# Data excerpt
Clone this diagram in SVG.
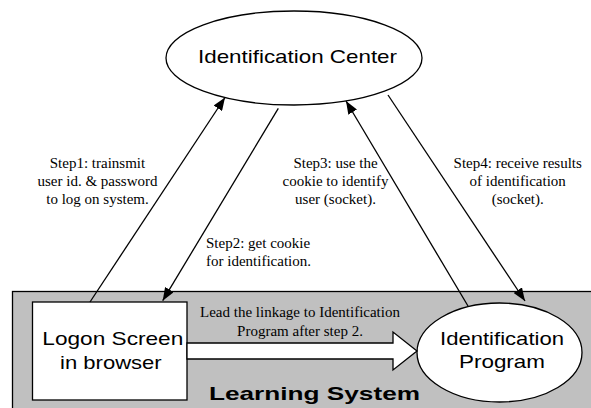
<svg xmlns="http://www.w3.org/2000/svg" width="591" height="408" viewBox="0 0 591 408">
<style>
.sans{font-family:"Liberation Sans",Arial,sans-serif;font-size:19px;fill:#000}
.serif{font-family:"Liberation Serif","Times New Roman",serif;font-size:15px;fill:#000;text-anchor:middle}
.ln{stroke:#000;stroke-width:1.3;fill:none}
.node{stroke:#000;stroke-width:1.3;fill:#fff}
</style>
<defs>
<marker id="ah" markerUnits="userSpaceOnUse" markerWidth="14" markerHeight="10" viewBox="0 0 14 10" refX="13" refY="5" orient="auto">
<path d="M0,0 L13,5 L0,10 z" fill="#000"/>
</marker>
</defs>
<rect width="591" height="408" fill="#fff"/>
<g id="learning-system">
<rect x="12.5" y="291.5" width="600" height="130" fill="#c0c0c0" stroke="#000" stroke-width="1.3"/>
<text class="sans" x="209" y="400" font-weight="bold" font-size="22" textLength="211" lengthAdjust="spacingAndGlyphs">Learning System</text>
</g>
<g id="identification-center">
<ellipse class="node" cx="294" cy="58" rx="128" ry="47"/>
<text class="sans" x="198" y="63" textLength="199" lengthAdjust="spacingAndGlyphs">Identification Center</text>
</g>
<g id="logon-screen">
<rect class="node" x="32.5" y="302" width="154.5" height="98"/>
<text class="sans" x="42.3" y="345" textLength="141" lengthAdjust="spacingAndGlyphs">Logon Screen</text>
<text class="sans" x="60" y="369" textLength="101.7" lengthAdjust="spacingAndGlyphs">in browser</text>
</g>
<g id="identification-program">
<ellipse class="node" cx="499.5" cy="352.5" rx="82.5" ry="49.5"/>
<text class="sans" x="440" y="345" textLength="124" lengthAdjust="spacingAndGlyphs">Identification</text>
<text class="sans" x="459" y="368" textLength="86" lengthAdjust="spacingAndGlyphs">Program</text>
</g>
<g id="connectors">
<line class="ln" x1="90" y1="302" x2="225" y2="97.5" marker-end="url(#ah)"/>
<line class="ln" x1="278.3" y1="108.3" x2="162.7" y2="300.7" marker-end="url(#ah)"/>
<line class="ln" x1="468" y1="306" x2="346" y2="101" marker-end="url(#ah)"/>
<line class="ln" x1="388" y1="95" x2="525" y2="301" marker-end="url(#ah)"/>
<polygon points="187,343 393,343 393,332 417,351 393,370 393,359 187,359" fill="#fff" stroke="#000" stroke-width="1.3"/>
</g>
<g id="labels">
<text class="serif" x="97.5" y="168">Step1: trainsmit</text>
<text class="serif" x="97.5" y="186">user id. &amp; password</text>
<text class="serif" x="97.5" y="204">to log on system.</text>
<text class="serif" x="206" y="248" style="text-anchor:start">Step2: get cookie</text>
<text class="serif" x="206" y="266" style="text-anchor:start">for identification.</text>
<text class="serif" x="335.5" y="168">Step3: use the</text>
<text class="serif" x="335.5" y="186">cookie to identify</text>
<text class="serif" x="335.5" y="204">user (socket).</text>
<text class="serif" x="517.7" y="168">Step4: receive results</text>
<text class="serif" x="517.7" y="186">of identification</text>
<text class="serif" x="517.7" y="204">(socket).</text>
<text class="serif" x="300" y="317">Lead the linkage to Identification</text>
<text class="serif" x="300" y="336">Program after step 2.</text>
</g>
</svg>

# Problem
Leaving out the pictures, repeat the data above exactly.

# Right answer
Clone this diagram in SVG.
<svg xmlns="http://www.w3.org/2000/svg" width="591" height="408" viewBox="0 0 591 408">
<style>
.sans{font-family:"Liberation Sans",Arial,sans-serif;font-size:19px;fill:#000}
.serif{font-family:"Liberation Serif","Times New Roman",serif;font-size:15px;fill:#000;text-anchor:middle}
.ln{stroke:#000;stroke-width:1.3;fill:none}
.node{stroke:#000;stroke-width:1.3;fill:#fff}
</style>
<defs>
<marker id="ah" markerUnits="userSpaceOnUse" markerWidth="14" markerHeight="10" viewBox="0 0 14 10" refX="13" refY="5" orient="auto">
<path d="M0,0 L13,5 L0,10 z" fill="#000"/>
</marker>
</defs>
<rect width="591" height="408" fill="#fff"/>
<g id="learning-system">
<rect x="12.5" y="291.5" width="600" height="130" fill="#c0c0c0" stroke="#000" stroke-width="1.3"/>
<text class="sans" x="209" y="400" font-weight="bold" font-size="22" textLength="211" lengthAdjust="spacingAndGlyphs">Learning System</text>
</g>
<g id="identification-center">
<ellipse class="node" cx="294" cy="58" rx="128" ry="47"/>
<text class="sans" x="198" y="63" textLength="199" lengthAdjust="spacingAndGlyphs">Identification Center</text>
</g>
<g id="logon-screen">
<rect class="node" x="32.5" y="302" width="154.5" height="98"/>
<text class="sans" x="42.3" y="345" textLength="141" lengthAdjust="spacingAndGlyphs">Logon Screen</text>
<text class="sans" x="60" y="369" textLength="101.7" lengthAdjust="spacingAndGlyphs">in browser</text>
</g>
<g id="identification-program">
<ellipse class="node" cx="499.5" cy="352.5" rx="82.5" ry="49.5"/>
<text class="sans" x="440" y="345" textLength="124" lengthAdjust="spacingAndGlyphs">Identification</text>
<text class="sans" x="459" y="368" textLength="86" lengthAdjust="spacingAndGlyphs">Program</text>
</g>
<g id="connectors">
<line class="ln" x1="90" y1="302" x2="225" y2="97.5" marker-end="url(#ah)"/>
<line class="ln" x1="278.3" y1="108.3" x2="162.7" y2="300.7" marker-end="url(#ah)"/>
<line class="ln" x1="468" y1="306" x2="346" y2="101" marker-end="url(#ah)"/>
<line class="ln" x1="388" y1="95" x2="525" y2="301" marker-end="url(#ah)"/>
<polygon points="187,343 393,343 393,332 417,351 393,370 393,359 187,359" fill="#fff" stroke="#000" stroke-width="1.3"/>
</g>
<g id="labels">
<text class="serif" x="97.5" y="168">Step1: trainsmit</text>
<text class="serif" x="97.5" y="186">user id. &amp; password</text>
<text class="serif" x="97.5" y="204">to log on system.</text>
<text class="serif" x="206" y="248" style="text-anchor:start">Step2: get cookie</text>
<text class="serif" x="206" y="266" style="text-anchor:start">for identification.</text>
<text class="serif" x="335.5" y="168">Step3: use the</text>
<text class="serif" x="335.5" y="186">cookie to identify</text>
<text class="serif" x="335.5" y="204">user (socket).</text>
<text class="serif" x="517.7" y="168">Step4: receive results</text>
<text class="serif" x="517.7" y="186">of identification</text>
<text class="serif" x="517.7" y="204">(socket).</text>
<text class="serif" x="300" y="317">Lead the linkage to Identification</text>
<text class="serif" x="300" y="336">Program after step 2.</text>
</g>
</svg>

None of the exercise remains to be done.